Photo courtesy of Mirriad
Picture this: a character in a crime drama walks past a blank billboard. In the U.S., a viewer sees a digital ad for a Ford truck on that billboard. In the UK, a viewer watching the exact same scene sees a Heineken ad.
This is the "Photoshop of video." As The New York Times noted, this capability allows content owners to monetize their back catalogs by retroactively inserting products into old footage. It’s seamless, data-driven, and entirely un-skippable.
The New Metric: From "Views" to "Vibes"
So, how do brands know it’s working if they can’t count clicks?

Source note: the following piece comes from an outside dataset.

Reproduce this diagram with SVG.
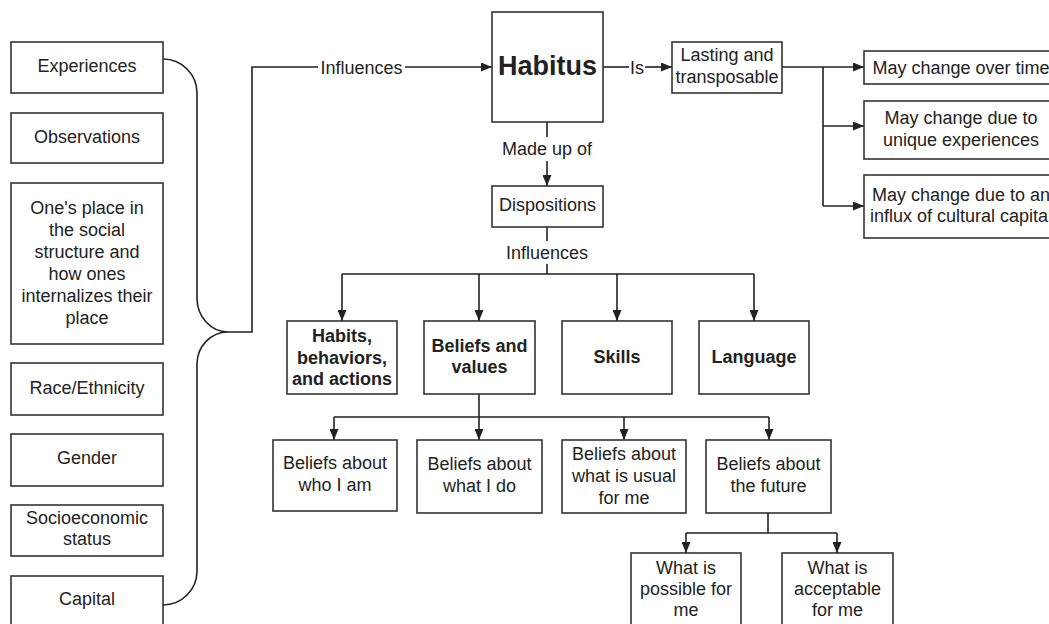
<svg xmlns="http://www.w3.org/2000/svg" width="1049" height="624" viewBox="0 0 1049 624">
<defs>
<marker id="arr" markerUnits="userSpaceOnUse" markerWidth="11" markerHeight="9" refX="11" refY="4.5" orient="auto">
<path d="M0,0 L11,4.5 L0,9 z" fill="#222"/>
</marker>
<style>
.box{fill:#fff;stroke:#333;stroke-width:1.6}
.t{font-family:"Liberation Sans",Arial,sans-serif;font-size:18px;fill:#222;text-anchor:middle}
.b{font-weight:bold}
.ln{fill:none;stroke:#222;stroke-width:1.6}
.ar{fill:none;stroke:#222;stroke-width:1.6;marker-end:url(#arr)}
</style>
</defs>
<rect width="1049" height="624" fill="#fff"/>

<g id="connectors">
<path class="ln" d="M163,59 A34,34 0 0 1 197,93 L197,298 A31,34 0 0 0 228,332 A31,32 0 0 0 197,364 L197,571 A34,34 0 0 1 163,605"/>
<path class="ln" d="M228,332 L252,332 L252,67 L318,67"/>
<path class="ar" d="M405,67 L492,67"/>
<text class="t" x="361.5" y="73.5">Influences</text>
<path class="ln" d="M603,67 L629,67"/>
<path class="ar" d="M645,67 L672,67"/>
<text class="t" x="637" y="73.5">Is</text>
<path class="ar" d="M782,67 L864,67"/>
<path class="ln" d="M823,67 L823,206"/>
<path class="ar" d="M823,126 L864,126"/>
<path class="ar" d="M823,206 L864,206"/>
<path class="ln" d="M547,122 L547,137"/>
<text class="t" x="547" y="154.5">Made up of</text>
<path class="ar" d="M547,161 L547,186"/>
<path class="ln" d="M547,227 L547,241"/>
<text class="t" x="547" y="258.5">Influences</text>
<path class="ln" d="M547,264 L547,274 M342,274 L754,274"/>
<path class="ar" d="M342,274 L342,321"/>
<path class="ar" d="M479,274 L479,321"/>
<path class="ar" d="M617,274 L617,321"/>
<path class="ar" d="M754,274 L754,321"/>
<path class="ln" d="M479,394 L479,417 M334,417 L769,417"/>
<path class="ar" d="M334,417 L334,440"/>
<path class="ar" d="M479,417 L479,440"/>
<path class="ar" d="M624,417 L624,440"/>
<path class="ar" d="M769,417 L769,440"/>
<path class="ln" d="M768,513 L768,533 M686,533 L837,533"/>
<path class="ar" d="M686,533 L686,553"/>
<path class="ar" d="M837,533 L837,553"/>
</g>

<g id="n-experiences"><rect class="box" x="11" y="42" width="152" height="51"/><text class="t" x="87" y="71.5">Experiences</text></g>
<g id="n-observations"><rect class="box" x="11" y="113" width="152" height="50"/><text class="t" x="87" y="142.5">Observations</text></g>
<g id="n-place"><rect class="box" x="11" y="183" width="152" height="161"/>
<text class="t" x="87" y="213.5">One's place in</text>
<text class="t" x="87" y="235.5">the social</text>
<text class="t" x="87" y="257.5">structure and</text>
<text class="t" x="87" y="279.5">how ones</text>
<text class="t" x="87" y="301.5">internalizes their</text>
<text class="t" x="87" y="323.5">place</text></g>
<g id="n-race"><rect class="box" x="11" y="363" width="152" height="52"/><text class="t" x="87" y="393.5">Race/Ethnicity</text></g>
<g id="n-gender"><rect class="box" x="11" y="434" width="152" height="52"/><text class="t" x="87" y="463.5">Gender</text></g>
<g id="n-socio"><rect class="box" x="11" y="505" width="152" height="51"/><text class="t" x="87" y="523.5">Socioeconomic</text><text class="t" x="87" y="544.5">status</text></g>
<g id="n-capital"><rect class="box" x="11" y="576" width="152" height="70"/><text class="t" x="87" y="604.5">Capital</text></g>

<g id="n-habitus"><rect class="box" x="492" y="12" width="111" height="110"/><text class="t b" x="547.5" y="75" style="font-size:27px">Habitus</text></g>
<g id="n-lasting"><rect class="box" x="672" y="42" width="110" height="51"/><text class="t" x="727" y="60.5">Lasting and</text><text class="t" x="727" y="82.5">transposable</text></g>
<g id="n-overtime"><rect class="box" x="864" y="51" width="194" height="33"/><text class="t" x="961" y="73.5">May change over time</text></g>
<g id="n-unique"><rect class="box" x="864" y="101" width="194" height="58"/><text class="t" x="961" y="123.5">May change due to</text><text class="t" x="961" y="145.5">unique experiences</text></g>
<g id="n-influx"><rect class="box" x="864" y="175" width="194" height="63"/><text class="t" x="961" y="200.5">May change due to an</text><text class="t" x="961" y="221.5">influx of cultural capital</text></g>
<g id="n-dispositions"><rect class="box" x="492" y="186" width="111" height="41"/><text class="t" x="547.5" y="210.5">Dispositions</text></g>

<g id="n-habits"><rect class="box" x="287" y="321" width="110" height="73"/><text class="t b" x="342" y="341.5">Habits,</text><text class="t b" x="342" y="363.5">behaviors,</text><text class="t b" x="342" y="384.5">and actions</text></g>
<g id="n-beliefs"><rect class="box" x="424" y="321" width="111" height="73"/><text class="t b" x="479.5" y="351.5">Beliefs and</text><text class="t b" x="479.5" y="372.5">values</text></g>
<g id="n-skills"><rect class="box" x="562" y="321" width="110" height="73"/><text class="t b" x="617" y="362.5">Skills</text></g>
<g id="n-language"><rect class="box" x="699" y="321" width="110" height="73"/><text class="t b" x="754" y="362.5">Language</text></g>

<g id="n-whoiam"><rect class="box" x="273" y="440" width="124" height="71"/><text class="t" x="335" y="468.5">Beliefs about</text><text class="t" x="335" y="490.5">who I am</text></g>
<g id="n-whatido"><rect class="box" x="417" y="440" width="125" height="73"/><text class="t" x="479.5" y="469.5">Beliefs about</text><text class="t" x="479.5" y="491.5">what I do</text></g>
<g id="n-usual"><rect class="box" x="562" y="440" width="124" height="73"/><text class="t" x="624" y="459.5">Beliefs about</text><text class="t" x="624" y="481.5">what is usual</text><text class="t" x="624" y="503.5">for me</text></g>
<g id="n-future"><rect class="box" x="706" y="440" width="125" height="73"/><text class="t" x="768.5" y="469.5">Beliefs about</text><text class="t" x="768.5" y="491.5">the future</text></g>
<g id="n-possible"><rect class="box" x="631" y="553" width="110" height="90"/><text class="t" x="686" y="573.5">What is</text><text class="t" x="686" y="594.5">possible for</text><text class="t" x="686" y="615.5">me</text></g>
<g id="n-acceptable"><rect class="box" x="782" y="553" width="111" height="90"/><text class="t" x="837.5" y="573.5">What is</text><text class="t" x="837.5" y="594.5">acceptable</text><text class="t" x="837.5" y="615.5">for me</text></g>
</svg>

They measure the cultural ripple effect.
In this new world, success isn't calculated by passive Nielsen ratings. It's tracked through active engagement, specifically search volume and social sentiment, turning the audience into active participants. When Lucas Sinclair passionately defended the controversial 1985 recipe in Stranger Things, viewers didn't just watch the debate. Instead of ignoring a commercial break, viewers pulled out their phones to Google "New Coke" or created TikToks about the McBaguette. Brands are now chasing share of culture rather than just word of mouth.
When Stranger Things integrated "New Coke," the goal wasn't just brand awareness (everyone already knows Coca-Cola); it was about brand affinity. They were borrowing the show's "cool factor" to turn a historical product into a retro-chic badge of honor.
A 30-second ad buys you attention for a moment, but a perfect integration earns you relevance that lasts.
Photo courtesy of Netflix
The Bottom Line
We haven't entered a post-advertising world, but we've entered a post-interruption world.
Viewers have made a clear deal with content creators: "We will watch your ads, but only if they don't waste our time." We’ve traded the commercial break for the branded prop.
And honestly? If it means Eleven gets her waffles and we get to skip the car insurance commercials, it’s a price we’re seemingly happy to pay.